The Gregor Letter has previously taken the view that California gasoline consumption finally fell off its own plateau after twenty years also, and is now in decline. The natural next-step would be to see US gasoline consumption also fall into decline. But we’re too early in EV national adoption, and we have no national policies penalizing existing fuel consumption. In the chart below, notice how gasoline demand has been “peaking” for nearly twenty years also, on a national basis.
Quantifying indirect subsidies to global fossil fuel industries is absolutely the right analytical approach. To get the true picture of how path dependency is maintained within coal, natural gas, and oil systems, one has to focus not on subsidies to extraction, but subsidies to consumption. The IMF has done just that in their latest report. Let’s first take a look at the big picture:
Notice the huge spread between explicit and implicit subsidies. That’s another way of portraying the fact that the systems we subsidize to consume fossil fuels are far larger than the fossil fuel production system itself. The most obvious example: the transportation and travel sector, now the top sector for emissions in the US, and the second place sector for emissions globally.

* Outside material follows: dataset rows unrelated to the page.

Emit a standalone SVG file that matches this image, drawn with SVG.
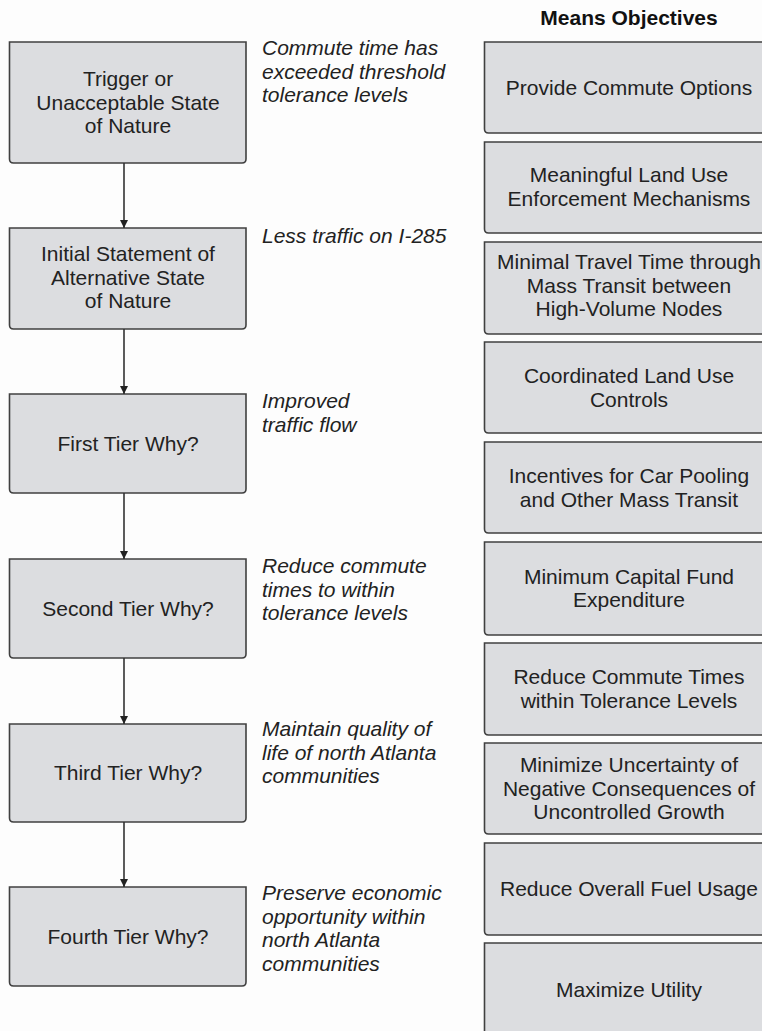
<svg xmlns="http://www.w3.org/2000/svg" width="762" height="1031" viewBox="0 0 762 1031">
  <style>
    .box { fill: #dcdde0; stroke: #404040; stroke-width: 1.6; }
    .lbl { font-family: "Liberation Sans", Arial, sans-serif; font-size: 21px; fill: #222; text-anchor: middle; }
    .note { font-family: "Liberation Sans", Arial, sans-serif; font-size: 21px; font-style: italic; fill: #222; }
    .head { font-family: "Liberation Sans", Arial, sans-serif; font-size: 21px; font-weight: bold; fill: #111; text-anchor: middle; }
    .link { stroke: #333; stroke-width: 1.6; fill: none; }
  </style>
  <defs>
    <marker id="arrow" viewBox="0 0 10 10" refX="10" refY="5" markerWidth="8" markerHeight="8" markerUnits="userSpaceOnUse" orient="auto">
      <path d="M0,0 L10,5 L0,10 Z" fill="#222"/>
    </marker>
  </defs>
  <rect width="762" height="1031" fill="#fdfdfd"/>

  <!-- Left chain: trigger, statement and the tiers of "why" -->
  <g id="trigger">
    <path class="box" d="M9.5,42 H246 V159 Q246,163 242,163 H13.5 Q9.5,163 9.5,159 Z"/>
    <text class="lbl" x="128" y="86">Trigger or</text>
    <text class="lbl" x="128" y="109.5">Unacceptable State</text>
    <text class="lbl" x="128" y="133">of Nature</text>
  </g>
  <g id="initial-statement">
    <path class="box" d="M9.5,228 H246 V325 Q246,329 242,329 H13.5 Q9.5,329 9.5,325 Z"/>
    <text class="lbl" x="128" y="261">Initial Statement of</text>
    <text class="lbl" x="128" y="284.5">Alternative State</text>
    <text class="lbl" x="128" y="308">of Nature</text>
  </g>
  <g id="tier-1">
    <path class="box" d="M9.5,394 H246 V489 Q246,493 242,493 H13.5 Q9.5,493 9.5,489 Z"/>
    <text class="lbl" x="128" y="450.5">First Tier Why?</text>
  </g>
  <g id="tier-2">
    <path class="box" d="M9.5,559 H246 V654 Q246,658 242,658 H13.5 Q9.5,658 9.5,654 Z"/>
    <text class="lbl" x="128" y="615.5">Second Tier Why?</text>
  </g>
  <g id="tier-3">
    <path class="box" d="M9.5,724 H246 V818 Q246,822 242,822 H13.5 Q9.5,822 9.5,818 Z"/>
    <text class="lbl" x="128" y="780">Third Tier Why?</text>
  </g>
  <g id="tier-4">
    <path class="box" d="M9.5,887 H246 V982 Q246,986 242,986 H13.5 Q9.5,986 9.5,982 Z"/>
    <text class="lbl" x="128" y="943.5">Fourth Tier Why?</text>
  </g>

  <!-- Connectors between the steps -->
  <g id="connectors">
    <line class="link" x1="124" y1="163" x2="124" y2="228" marker-end="url(#arrow)"/>
    <line class="link" x1="124" y1="329" x2="124" y2="394" marker-end="url(#arrow)"/>
    <line class="link" x1="124" y1="493" x2="124" y2="559" marker-end="url(#arrow)"/>
    <line class="link" x1="124" y1="658" x2="124" y2="724" marker-end="url(#arrow)"/>
    <line class="link" x1="124" y1="822" x2="124" y2="887" marker-end="url(#arrow)"/>
  </g>

  <!-- Italic annotations beside each step -->
  <g id="notes">
    <text class="note" x="262" y="55">Commute time has</text>
    <text class="note" x="262" y="78.5">exceeded threshold</text>
    <text class="note" x="262" y="102">tolerance levels</text>
    <text class="note" x="262" y="243">Less traffic on I-285</text>
    <text class="note" x="262" y="408">Improved</text>
    <text class="note" x="262" y="431.5">traffic flow</text>
    <text class="note" x="262" y="573">Reduce commute</text>
    <text class="note" x="262" y="596.5">times to within</text>
    <text class="note" x="262" y="620">tolerance levels</text>
    <text class="note" x="262" y="736">Maintain quality of</text>
    <text class="note" x="262" y="759.5">life of north Atlanta</text>
    <text class="note" x="262" y="783">communities</text>
    <text class="note" x="262" y="900">Preserve economic</text>
    <text class="note" x="262" y="923.5">opportunity within</text>
    <text class="note" x="262" y="947">north Atlanta</text>
    <text class="note" x="262" y="970.5">communities</text>
  </g>

  <!-- Means objectives column -->
  <g id="means-header">
    <text class="head" x="629" y="25">Means Objectives</text>
  </g>
  <g id="mo-1">
    <path class="box" d="M484.5,42 H776 V129 Q776,133 772,133 H488.5 Q484.5,133 484.5,129 Z"/>
    <text class="lbl" x="629" y="94.5">Provide Commute Options</text>
  </g>
  <g id="mo-2">
    <path class="box" d="M484.5,142 H776 V229 Q776,233 772,233 H488.5 Q484.5,233 484.5,229 Z"/>
    <text class="lbl" x="629" y="182">Meaningful Land Use</text>
    <text class="lbl" x="629" y="205.5">Enforcement Mechanisms</text>
  </g>
  <g id="mo-3">
    <path class="box" d="M484.5,242 H776 V330 Q776,334 772,334 H488.5 Q484.5,334 484.5,330 Z"/>
    <text class="lbl" x="629" y="269">Minimal Travel Time through</text>
    <text class="lbl" x="629" y="292.5">Mass Transit between</text>
    <text class="lbl" x="629" y="316">High-Volume Nodes</text>
  </g>
  <g id="mo-4">
    <path class="box" d="M484.5,342 H776 V429 Q776,433 772,433 H488.5 Q484.5,433 484.5,429 Z"/>
    <text class="lbl" x="629" y="383">Coordinated Land Use</text>
    <text class="lbl" x="629" y="406.5">Controls</text>
  </g>
  <g id="mo-5">
    <path class="box" d="M484.5,442 H776 V529 Q776,533 772,533 H488.5 Q484.5,533 484.5,529 Z"/>
    <text class="lbl" x="629" y="483">Incentives for Car Pooling</text>
    <text class="lbl" x="629" y="506.5">and Other Mass Transit</text>
  </g>
  <g id="mo-6">
    <path class="box" d="M484.5,542 H776 V631 Q776,635 772,635 H488.5 Q484.5,635 484.5,631 Z"/>
    <text class="lbl" x="629" y="583.5">Minimum Capital Fund</text>
    <text class="lbl" x="629" y="607">Expenditure</text>
  </g>
  <g id="mo-7">
    <path class="box" d="M484.5,643 H776 V731 Q776,735 772,735 H488.5 Q484.5,735 484.5,731 Z"/>
    <text class="lbl" x="629" y="684">Reduce Commute Times</text>
    <text class="lbl" x="629" y="707.5">within Tolerance Levels</text>
  </g>
  <g id="mo-8">
    <path class="box" d="M484.5,743 H776 V830 Q776,834 772,834 H488.5 Q484.5,834 484.5,830 Z"/>
    <text class="lbl" x="629" y="772">Minimize Uncertainty of</text>
    <text class="lbl" x="629" y="795.5">Negative Consequences of</text>
    <text class="lbl" x="629" y="819">Uncontrolled Growth</text>
  </g>
  <g id="mo-9">
    <path class="box" d="M484.5,843 H776 V931 Q776,935 772,935 H488.5 Q484.5,935 484.5,931 Z"/>
    <text class="lbl" x="629" y="896">Reduce Overall Fuel Usage</text>
  </g>
  <g id="mo-10">
    <path class="box" d="M484.5,943 H776 V1032 Q776,1036 772,1036 H488.5 Q484.5,1036 484.5,1032 Z"/>
    <text class="lbl" x="629" y="997">Maximize Utility</text>
  </g>
</svg>
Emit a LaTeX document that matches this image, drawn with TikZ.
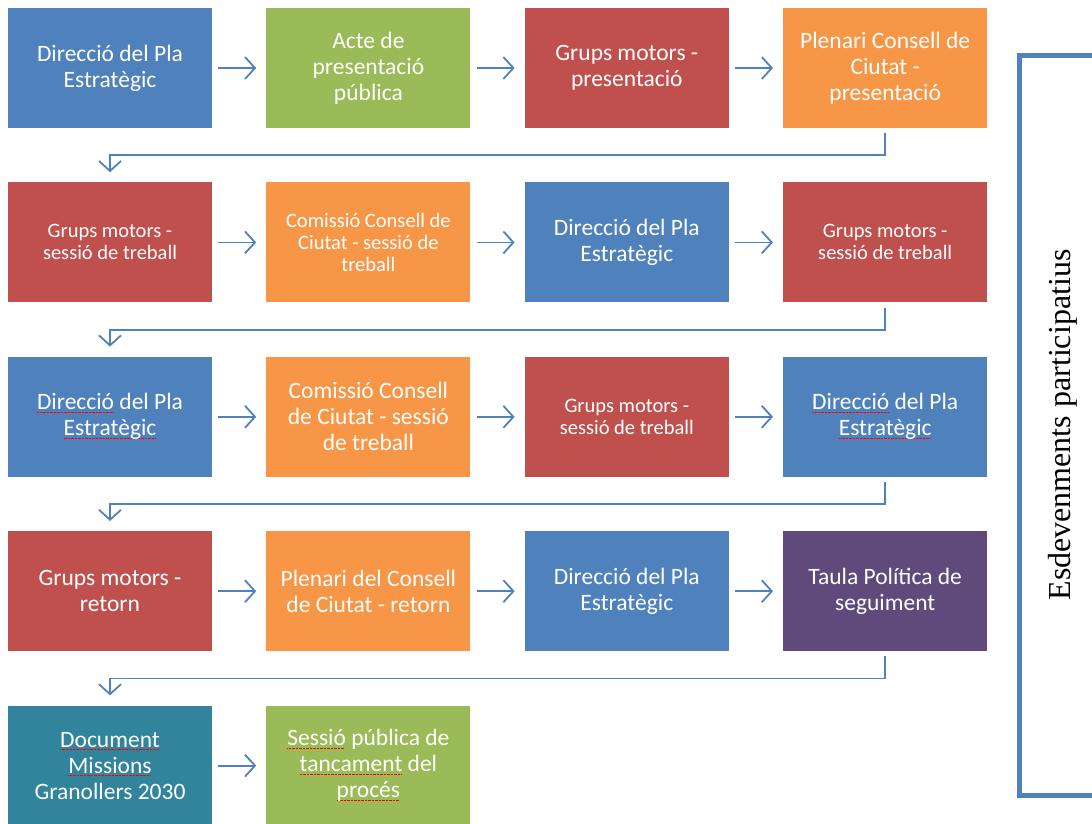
\documentclass[tikz,border=0pt]{standalone}
\usepackage{fontspec}
\usepackage{xcolor}
\usepackage{tikz}
\usetikzlibrary{positioning, arrows.meta}

\newfontfamily\boxfont{Carlito}
\newfontfamily\sidefont{Liberation Serif}

\definecolor{pblue}{HTML}{4F81BD}
\definecolor{pgreen}{HTML}{9BBB59}
\definecolor{pred}{HTML}{C0504D}
\definecolor{porange}{HTML}{F79646}
\definecolor{ppurple}{HTML}{604A7B}
\definecolor{pteal}{HTML}{31849B}

\newcommand\bigtxt{\boxfont\fontsize{23.5}{26}\selectfont}
\newcommand\smalltxt{\boxfont\fontsize{20.5}{22}\selectfont}
% red spell-check mark under a word
\newsavebox\spellbox
\newcommand\spellerr[1]{\sbox\spellbox{#1}%
    \rlap{\hbox to \wd\spellbox{\color{red}\leaders\hbox{\rule[-3pt]{0.8pt}{0.6pt}\hspace{0.6pt}}\hfill}}%
    \usebox\spellbox}

\begin{document}
\begin{tikzpicture}[x=1pt, y=1pt, node distance=54pt,
    every node/.style = {shape=rectangle, align=center},
    box/.style = {minimum width=204pt, minimum height=120pt,
        inner sep=0pt, text=white, font=\bigtxt},
    small/.style = {font=\smalltxt},
    link/.style = {draw=pblue, line width=1.8pt,
        -{Straight Barb[length=10pt, width=22pt]}}]
    \useasboundingbox (0,0) rectangle (1092,-823);

    % row 1
    \node[box, fill=pblue] (r1c1) at (110,-68) {Direcció del Pla\\Estratègic};
    \node[box, fill=pgreen, right=of r1c1] (r1c2) {Acte de\\presentació\\pública};
    \node[box, fill=pred, right=of r1c2] (r1c3) {Grups motors -\\presentació};
    \node[box, fill=porange, right=of r1c3] (r1c4) {Plenari Consell de\\Ciutat -\\presentació};

    % row 2
    \node[box, small, fill=pred, below=of r1c1] (r2c1) {Grups motors -\\sessió de treball};
    \node[box, small, fill=porange, right=of r2c1] (r2c2) {Comissió Consell de\\Ciutat - sessió de\\treball};
    \node[box, fill=pblue, right=of r2c2] (r2c3) {Direcció del Pla\\Estratègic};
    \node[box, small, fill=pred, right=of r2c3] (r2c4) {Grups motors -\\sessió de treball};

    % row 3
    \node[box, fill=pblue, below=of r2c1] (r3c1) {\spellerr{Direcció} del Pla\\\spellerr{Estratègic}};
    \node[box, fill=porange, right=of r3c1] (r3c2) {Comissió Consell\\de Ciutat - sessió\\de treball};
    \node[box, small, fill=pred, right=of r3c2] (r3c3) {Grups motors -\\sessió de treball};
    \node[box, fill=pblue, right=of r3c3] (r3c4) {\spellerr{Direcció} del Pla\\\spellerr{Estratègic}};

    % row 4
    \node[box, fill=pred, below=of r3c1] (r4c1) {Grups motors -\\retorn};
    \node[box, fill=porange, right=of r4c1] (r4c2) {Plenari del Consell\\de Ciutat - retorn};
    \node[box, fill=pblue, right=of r4c2] (r4c3) {Direcció del Pla\\Estratègic};
    \node[box, fill=ppurple, right=of r4c3] (r4c4) {Taula Política de\\seguiment};

    % row 5
    \node[box, fill=pteal, below=of r4c1] (r5c1) {\spellerr{Document}\\\spellerr{Missions}\\Granollers 2030};
    \node[box, fill=pgreen, right=of r5c1] (r5c2) {\spellerr{Sessió} pública de\\\spellerr{tancament} del\\\spellerr{procés}};

    % arrows inside the rows
    \foreach \r in {1,...,4}
        \foreach \a/\b in {1/2, 2/3, 3/4}
            \draw[link] ([xshift=6pt]r\r c\a.east) -- ([xshift=-10pt]r\r c\b.west);
    \draw[link] ([xshift=6pt]r5c1.east) -- ([xshift=-10pt]r5c2.west);

    % from the end of a row to the start of the next
    \foreach \r/\n in {1/2, 2/3, 3/4, 4/5}
        \draw[link] ([yshift=-5pt]r\r c4.south) -- ++(0,-22) -| ([yshift=10pt]r\n c1.north);

    % bracket on the right
    \draw[pblue, line width=5pt] (1092,-55.5) -- (1019,-55.5) -- (1019,-795) -- (1092,-795);
    \node[rotate=90, font=\sidefont\fontsize{32}{34}\selectfont] (side) at (1063,-425) {Esdevenments participatius};
\end{tikzpicture}
\end{document}
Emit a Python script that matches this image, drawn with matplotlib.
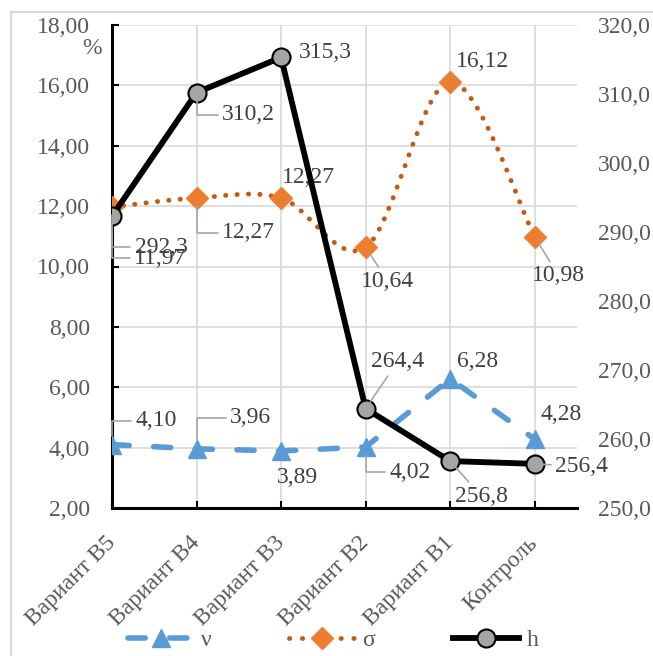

The IMF fingers the problem correctly, noting that untaxed air pollution and untaxed emissions are the main source of indirect subsidies. They write in their report:
….undercharging for local air pollution and climate change accounts for about 60 percent of total fossil fuel subsidies in 2022, undercharging for broader externalities and supply costs another 35 percent, and the remainder undercharging for general consumption taxes.
What would a proper scheme look like, for road transportation? Imagine every city in Europe and the US adopting London’s road-charging scheme, which started out twenty years ago with fees on trips, but has subsequently expanded outward to apply fees based on the emissions that come from fuel and car types. If you meet the emissions requirements, no extra charge. If you don’t, well, pay up.
After maintaining a strongly negative stance for many years on wind and solar, perhaps it’s time for Bill Gates to admit he was wrong. The new Elon Musk biography by Walter Isaacson apparently contains a revealing quote from Gates, demonstrating he has not evolved even a little on this question. As reported by CNBC:
Gates argued that batteries would never be able to power large semitrucks and that solar energy would not be a major part of solving the climate problem. “I showed him the numbers,” Gates said. “It’s an area where I clearly knew something that he didn’t.”
Oof. If that sounds bad, it’s actually worse than all that. Since Gates took his stand against wind and solar’s ability to do much to solve climate change, the two technologies have stormed the gates of the city, so to speak. Ha. So Gates is even more wrong today than he was when he started voicing this view last decade. Look at these numbers:
Just thinking about loud, but perhaps wind and solar know something that Bill Gates doesn’t.